In today’s threat landscape, cybersecurity is no longer defined by the ability to detect and respond to isolated incidents. It is defined by how organizations perform under pressure, when faced with coordinated, AI-enabled, multi-vector attacks that test not only technology, but leadership, governance, and trust.
Recently, Obrela had the opportunity to support a national-level cyber security drill in Qatar, working alongside our partner ecosystem. While confidentiality remains paramount, the experience itself offers valuable insights for organizations operating in critical and highly regulated environments.
The New Reality: Cyber Crisis at National Scale
The exercise simulated a modern cyber crisis scenario built around three defining characteristics of today’s threat environment:
- AI-enabled attacks accelerating speed and complexity
- Supply chain compromise expanding the attack surface beyond organizational boundaries
- Advanced Persistent Threats (APT) operating across multiple domains and timelines
These are not theoretical risks. They represent the current operating environment for governments, financial institutions, and critical infrastructure providers.
What became clear is that traditional cybersecurity approaches, focused purely on detection tools and isolated incident response, are no longer sufficient.
Performance is Measured Beyond Technology
One of the most important takeaways from the exercise is that cyber resilience is evaluated across multiple dimensions:
1. Executive Decision-Making Under Pressure
Organizations were tested on their ability to make informed, timely decisions in rapidly evolving scenarios. This included balancing operational continuity, regulatory obligations, and stakeholder communication.
2. Regulatory Alignment in Real Time
Compliance is no longer a static exercise. The ability to align with national frameworks during a live crisis, not after the fact, is now a critical success factor.
3. Integrated Crisis Management
Cyber incidents are business crises. Effective response requires coordination across technical teams, executive leadership, legal, communications, and external stakeholders.
4. Post-Incident Maturity
Perhaps most overlooked, but increasingly vital, is what happens after containment. Structured reporting, lessons learned, and demonstrable improvement cycles are key to maintaining trust with regulators and clients alike.
The Role of AI: Double-Edged and Inevitable
AI is rapidly reshaping both attack and defense strategies.
On one hand, adversaries are leveraging AI to:
- Enhance phishing realism
- Automate exploitation techniques
- Accelerate lateral movement and persistence
On the other, defenders must:
- Integrate AI into detection and analysis
- Govern its use responsibly
- Understand the new risks it introduces
The organizations that performed best were not those simply using AI tools, but those that had governance, risk management, and operational integration of AI embedded into their processes.

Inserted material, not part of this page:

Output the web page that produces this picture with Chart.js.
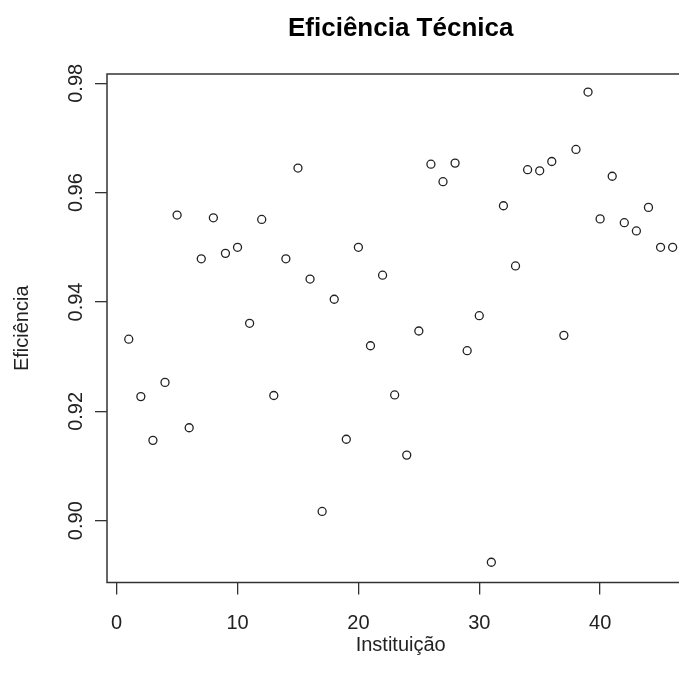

Trust is the Ultimate Outcome
Cybersecurity ultimately comes down to trust.
During the exercise, high-performing teams demonstrated not only technical capability, but also:
- Transparent communication with stakeholders
- Consistent regulatory engagement
- Clear and structured reporting
- Confidence in managing uncertainty
This ability to preserve trust, internally and externally, is what differentiates mature security providers from reactive ones.
What This Means for Organizations
The implications are clear:
- Cyber resilience must be treated as a business capability, not an IT function
- Crisis readiness should be continuously tested, not assumed
- AI governance must evolve alongside AI adoption
- Regulatory alignment must be operational, not theoretical
Most importantly, organizations must move beyond siloed approaches and adopt integrated models that combine detection, response, governance, and risk management.
A Shift in Mindset
At Obrela, we believe that cybersecurity is not just about stopping attacks, it is about enabling organizations to operate confidently in a world where cyber crises are inevitable.
Experiences like this reinforce a simple but critical truth:
It is not the presence of a cyber attack that defines an organization, it is how it responds, adapts, and leads through it.
As cyber threats continue to evolve, so must our approach. The future belongs to those who can combine technology, intelligence, and human judgment into a cohesive, resilient defense strategy.